Be an active partner: The most successful programs are those where the partners take active roles in program development. A specific role may not involve any actual development work, but certainly involves keeping up to date, on a weekly basis, with development progress.
Factors and trade-offs
The cost benefits of custom amplifiers should always be weighed against the risks and associated costs that a custom-development program entails.
The most obvious factor is need. Need evaluates in terms of form, fit, function, and cost. Machine designers should ask whether an existing, off-the-shelf product can fulfill these needs in a costeffective manner or not. If the answer is yes, then there is no need to pursue a custom solution.
Efforts to develop a custom product are only worthwhile if there is sufficient volume. The word "sufficient" is purposely vague in this context, since it depends greatly on the product itself and on the forecast quantities. Some vendors may require a certain minimum forecast quantity, while others may look at the subject with a view for potential revenue. Both factors are relevant.
Cost is the most sensitive aspect of custom-development programs. In many cases, vendors may ask machine builders to bear some of the costs associated with product development and, thus, also carry some of the risk in the success of the project.
Risks from the vendor viewpoint are associated with developing a product for a particular customer. They typically seek mechanisms to cover that risk. Vendors commonly determine a midrange estimate as part of the process. The burden falls on the machine builder who argues that paying for something that does not yet exist puts money at risk.
One way to reach accord between vendors and builders ties the payment of development costs tightly to development progress. The machine builder typically specifies program milestones along which progress is measured and verified. This mechanism is also favorable to the vendor as it adds another dimension of control to the program and helps the vendor meet program goals.

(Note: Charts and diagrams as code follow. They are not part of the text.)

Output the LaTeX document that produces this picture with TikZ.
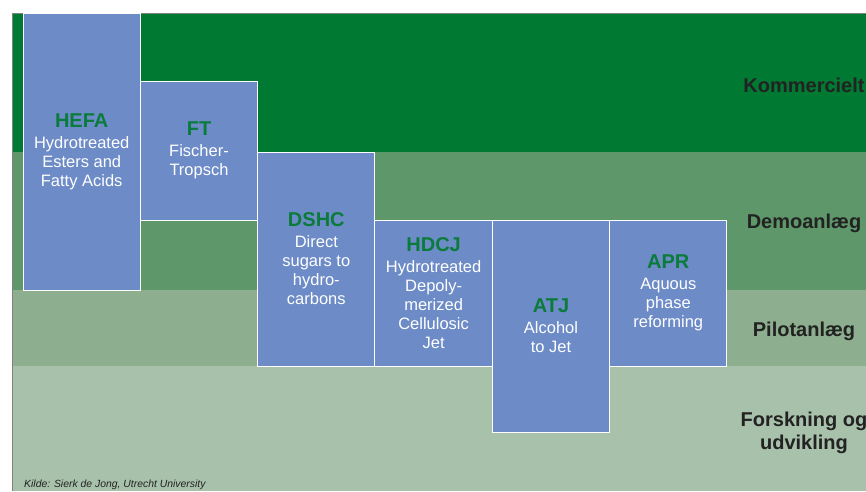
\documentclass[tikz,border=0pt]{standalone}
\usepackage{fontspec}
\setmainfont{Liberation Sans}
\usetikzlibrary{positioning}
\definecolor{komm}{RGB}{0,122,51}
\definecolor{demo}{RGB}{94,151,106}
\definecolor{pilot}{RGB}{141,174,143}
\definecolor{forsk}{RGB}{168,193,170}
\definecolor{boxblue}{RGB}{108,139,199}
\definecolor{titlegreen}{RGB}{11,123,59}
\definecolor{lvltext}{RGB}{34,34,34}
\definecolor{framegray}{RGB}{128,128,128}
\tikzset{route/.style={draw=white,line width=1pt,fill=boxblue,inner sep=0pt,
    minimum width=117.3pt,align=center,text=white,
    font=\fontsize{16.5}{19}\selectfont},
  lvl/.style={anchor=base,align=center,text=lvltext,
    font=\bfseries\fontsize{20}{23}\selectfont}}
\newcommand{\rtitle}[1]{{\color{titlegreen}\bfseries\fontsize{20}{20}\selectfont #1}}

\begin{document}
\begin{tikzpicture}[x=1pt,y=-1pt]
\useasboundingbox (0,0) rectangle (866,491);
\clip (0,0) rectangle (866,491);
\fill[komm] (12,13) rectangle (866,152);
\fill[demo] (12,152) rectangle (866,290);
\fill[pilot] (12,290) rectangle (866,366);
\fill[forsk] (12,366) rectangle (866,491);
\draw[framegray,line width=1pt] (12,491) -- (12,13) -- (866,13);
\node[route,minimum height=277pt] (hefa) at (81.7,151.5)
    {\rtitle{HEFA}\\[2pt]Hydrotreated\\Esters and\\Fatty Acids};
\node[route,minimum height=139pt] (ft) at (199,150.5)
    {\rtitle{FT}\\[2pt]Fischer-\\Tropsch};
\node[route,minimum height=214pt] (dshc) at (316.3,259)
    {\rtitle{DSHC}\\[2pt]Direct\\sugars to\\hydro-\\carbons};
\node[route,minimum height=146pt] (hdcj) at (433.6,293)
    {\rtitle{HDCJ}\\[2pt]Hydrotreated\\Depoly-\\merized\\Cellulosic\\Jet};
\node[route,minimum height=212pt] (atj) at (551,326)
    {\rtitle{ATJ}\\[2pt]Alcohol\\to Jet};
\node[route,minimum height=146pt] (apr) at (668.3,293)
    {\rtitle{APR}\\[2pt]Aquous\\phase\\reforming};
\node[lvl] (komm) at (804,92) {Kommercielt};
\node[lvl] (demo) at (804,228) {Demoanlæg};
\node[lvl] (pilot) at (804,336) {Pilotanlæg};
\node[lvl] (forsk) at (804,449) {Forskning og\\udvikling};
\node[anchor=base west,inner sep=0pt,text=lvltext,
    font=\itshape\fontsize{10.4}{12}\selectfont] (kilde) at (24,487)
    {Kilde: Sierk de Jong, Utrecht University};
\end{tikzpicture}
\end{document}
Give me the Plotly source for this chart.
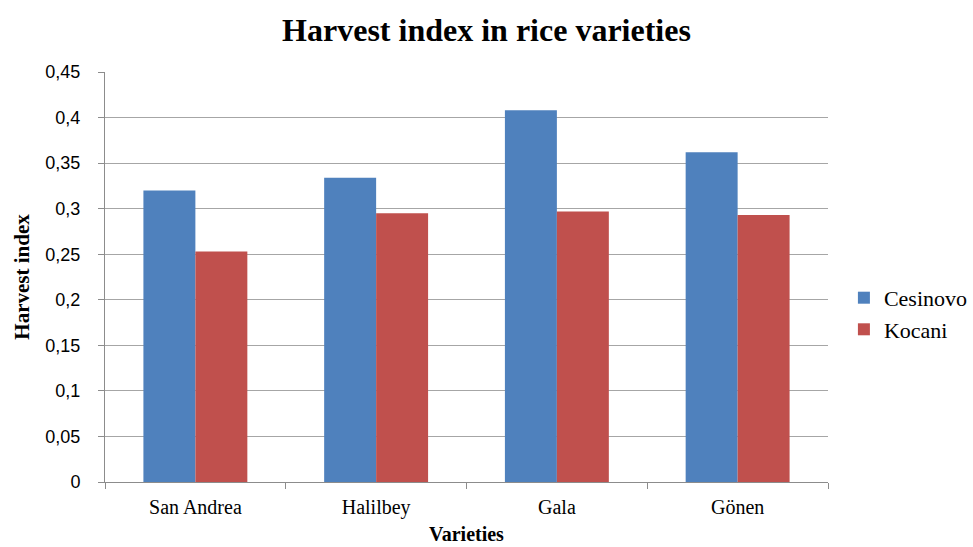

Any custom-development program has an associated timeline. Once the machine builder concludes a custom design is right in terms of form, fit, function, and cost, then the last key in the decision process determines whether the product can reach its intended market in time. The machine builder must demand, and the vendor must provide, detailed development schedules in order for the machine builder to make informed decisions.
A mistake often made at this point is expecting the schedule to be completely accurate. After all, the schedule is being laid out for a product under development. There is always some measure of risk associated with this process. Designing custom products around existing building blocks reduces the risk to the schedule.
One other risk is that the product functionality may turn out differently than what the customer expected. A strong servoamplifier vendor as partner is key to mitigating this risk for all sides.
Risk is greater when developing new technologies or capabilities. A healthy and honest evaluation of scheduling risks is required to achieve the win-win situation both vendor and machine builder desire.
The top six questions to go custom
Why? Is the product I really need available off the shelf? Consider the need in both technical and financial terms.
How much? Is there sufficient volume to justify the development of a custom product?
When? How long is my design cycle? When is the drive really needed for machine integration?
How? How is the customization program going to be managed?
What? Expend the time and effort to properly and completely define the product. Get the vendor to write the specifications and ensure they understand what you need.
Who? Determine the companies that have the technical capabilities required and the business model to make a custom product.
Benefits of custom servoamplifiers
There are a number of beneficial areas to consider for custom servoamplifiers. Any or all might tip the scale towards the use of a custom or OTS configuration.
Custom servoamps meet exact customer needs without the required overhead for noncustomer-specific products.
Shared system components, such as processor, power supplies, and communication interfaces, reduce costs in multiaxis systems.
Multiaxis solutions save space and wiring while typically boosting reliability.
Custom systems provide tight integration within the mechanical constraints of the machine.
Tight integration between customer and drive firmware efficiently makes use of existing computer resources while retaining control over core processes.